COLLEGE STATION – Dr. David Stelly has been named the Cotton Researcher of the Year by the International Cotton Advisory Committee, known as ICAC.
Since being formed in 1938, ICAC’s global role has been to raise awareness of emerging issues, provide information relevant to the solving of problems and to foster cooperation in the achievement of common objectives.
Stelly’s research is leading to advances in multiple scientific and applied disciplines of cotton, the ICAC stated.
Stelly, a professor of cytogenetics, genetics, genomics and plant breeding in the soil and crop sciences department, holds a joint appointment with Texas A&M AgriLife Research and Texas A&M University in College Station.
“Dr. Stelly has made great strides in the world of cotton over the years and we are proud to have him on our faculty and research team,” said Dr. David Baltensperger, head of Texas A&M’s soil and crop sciences department.
Stelly has more than 40 years of diverse breeding experiences with diploid and polyploid crops, including researching germplasm introgression, reproductive biology and cytology, cytogenetics, genetics and genomics.
For over 30 years with Texas A&M, he has led a multi-faceted research program that collectively focuses on increasing the ability to use wild genetic resources for genetic improvement of cotton.
“Dr. Stelly’s research goal has been to enhance cotton’s productivity, quality and sustainability through genetic diversification, including the development of collaborations, germplasm, scientific knowledge, methods and resources to facilitate use of the newly introduced germplasm,” Dr. Sukumar Saha, 2011 recipient of the award and a U.S. Department of Agriculture-Agricultural Research Service geneticist at Mississippi State University, said in his nomination.
“Dr. Stelly is known internationally for his research efforts that integrate the fields of plant breeding, diploid and polyploid cotton cytogenetics, genetics, mapping, diversity analysis, evolution, wide-cross germplasm introgression, reproductive biology, cytology, cytogenomics and bioinformatics,”
Stelly earned his bachelor’s degree in genetics from the University of Wisconsin, his master’s degree in plant breeding and cytogenetics from Iowa State University and his doctorate in plant breeding and plant genetics at University of Wisconsin.
He joined Texas A&M in 1983 and many of his accomplishments in research, teaching and service have brought and are still bringing benefits to global cotton improvement efforts, especially as related to genetic diversification, manipulation and improvement, Saha said in the nomination.

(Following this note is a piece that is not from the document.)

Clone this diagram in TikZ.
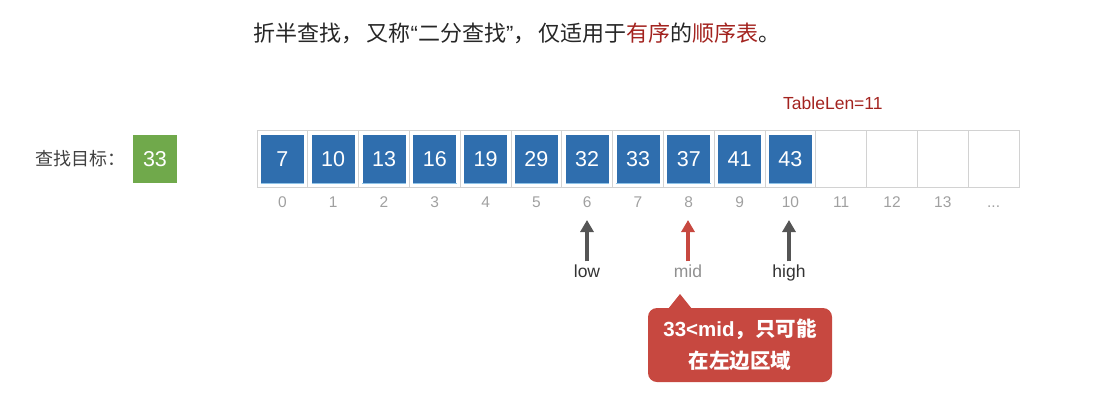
\documentclass[tikz,border=0pt]{standalone}
\usepackage{fontspec}
\setmainfont{Liberation Sans}
\newfontfamily\cjk{Noto Sans CJK SC}
\usetikzlibrary{arrows.meta,calc}
\definecolor{cellblue}{HTML}{2F6EAE}
\definecolor{celledge}{HTML}{8EC3E8}
\definecolor{tgreen}{HTML}{70A94B}
\definecolor{darkred}{HTML}{A3231F}
\definecolor{callred}{HTML}{C74840}
\definecolor{arrgray}{HTML}{555555}
\definecolor{idxgray}{HTML}{A0A0A0}
\definecolor{cellline}{HTML}{D2D2D2}
\tikzset{
  cellbox/.style={draw=cellline, line width=0.8pt, minimum width=50.8pt, minimum height=57.5pt, inner sep=0pt},
  valbox/.style={fill=cellblue, minimum width=43pt, minimum height=48pt, inner sep=0pt, text=white, font=\fontsize{21.5}{22}\selectfont},
  idx/.style={text=idxgray, font=\fontsize{15.5}{16}\selectfont, inner sep=0pt, text height=11.5pt, text depth=0pt},
  ptr/.style={line width=4pt, -{Triangle[width=13pt,length=12pt]}},
  ptrlabel/.style={font=\fontsize{17.5}{18}\selectfont, inner sep=0pt, text height=13pt, text depth=4pt}
}
\begin{document}
\begin{tikzpicture}[x=1pt,y=-1pt]
\useasboundingbox (0,0) rectangle (1095,405);
% title
\node[font=\fontsize{22}{23}\selectfont, text=black!85, inner sep=0pt] (title) at (517,33)
  {\cjk 折半查找，\,又称{\rmfamily“}二分查找{\rmfamily”}，\,仅适用于\textcolor{darkred}{有序}的\textcolor{darkred}{顺序表}。};
% target
\node[font=\fontsize{18}{19}\selectfont\cjk, text=black!75, inner sep=0pt, anchor=west] (tlabel) at (35,159) {查找目标：};
\node[fill=tgreen, minimum width=44pt, minimum height=48pt, inner sep=0pt, text=white, font=\fontsize{21.5}{22}\selectfont] (target) at (155,159) {33};
% TableLen
\node[text=darkred, font=\fontsize{17.5}{18}\selectfont, inner sep=0pt, anchor=west] (tlen) at (783,103) {TableLen=11};
% cells
\foreach \i in {0,...,14} {
  \node[cellbox] (c\i) at ({257+25.4+\i*50.8},159) {};
}
\foreach \v [count=\k from 0] in {7,10,13,16,19,29,32,33,37,41,43} {
  \node[valbox] (b\k) at (c\k.center) {\v};
  \draw[celledge, line width=0.8pt] (b\k.south west) -- (b\k.south east);
}
\foreach \i in {0,...,13} {
  \node[idx] (i\i) at ($(c\i.center)+(0,43)$) {\i};
}
\node[idx] (i14) at ($(c14.center)+(0,43)$) {...};
% pointers
\node[ptrlabel, text=black!80] (low) at (587,273) {low};
\node[ptrlabel, text=idxgray!90!black] (mid) at (688,273) {mid};
\node[ptrlabel, text=black!80] (high) at (789,273) {high};
\coordinate (lowtip) at (587,220);
\coordinate (midtip) at (688,220);
\coordinate (hightip) at (789,220);
\draw[ptr, arrgray] ($(low.north)+(0,-3)$) -- (lowtip);
\draw[ptr, callred] ($(mid.north)+(0,-3)$) -- (midtip);
\draw[ptr, arrgray] ($(high.north)+(0,-3)$) -- (hightip);
% callout
\node[fill=callred, rounded corners=9pt, minimum width=184pt, minimum height=74pt, inner sep=0pt, text=white,
      font=\fontsize{20.5}{32}\selectfont\bfseries, align=center] (call) at (740,345)
  {33<mid{\cjk ，只可能}\\{\cjk 在左边区域}};
\coordinate (calltip) at (680,294);
\fill[callred] (calltip) -- (668,309) -- (692,309) -- cycle;
\end{tikzpicture}
\end{document}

ICAC, in recognizing Stelly, said, “Dr. Stelly has revolutionized global cotton research capabilities by enabling global use of single nucleotide polymorphisms for large-scale and targeted small-scale applications. He spearheaded formation of the international Cotton SNP Chip Consortium and development of the CottonSNP63K Array, which enables high quality, high-density SNP genotyping of Upland cottons.
Stelly’s genetic work has featured extensive efforts to create and analyze chromosome substitution lines. By replacing entire chromosomes of cotton with genes from a related species, he established means to more effectively harness the non-cultivated species germplasm resources for genetic analysis and the breeding of improved upland cotton.
He is chair of the International Cotton Genome Initiative, past president of the National Association of Plant Breeders, external reviewer of the USDA’s Plant Genetic Resources, Genomics and Genetic Improvement program, member of the International Organizing Committee for WCRC-6, and the National Academy of Sciences GE Crops Committee.
He has twice received the Cotton Genetic Research Award. Recently, he became a Fellow of the Crop Science Society of America., and received the Lifetime Achievement Award at the National Conference on Genetics and Cytogenetics at the University of Agricultural Sciences, Dharwad, India.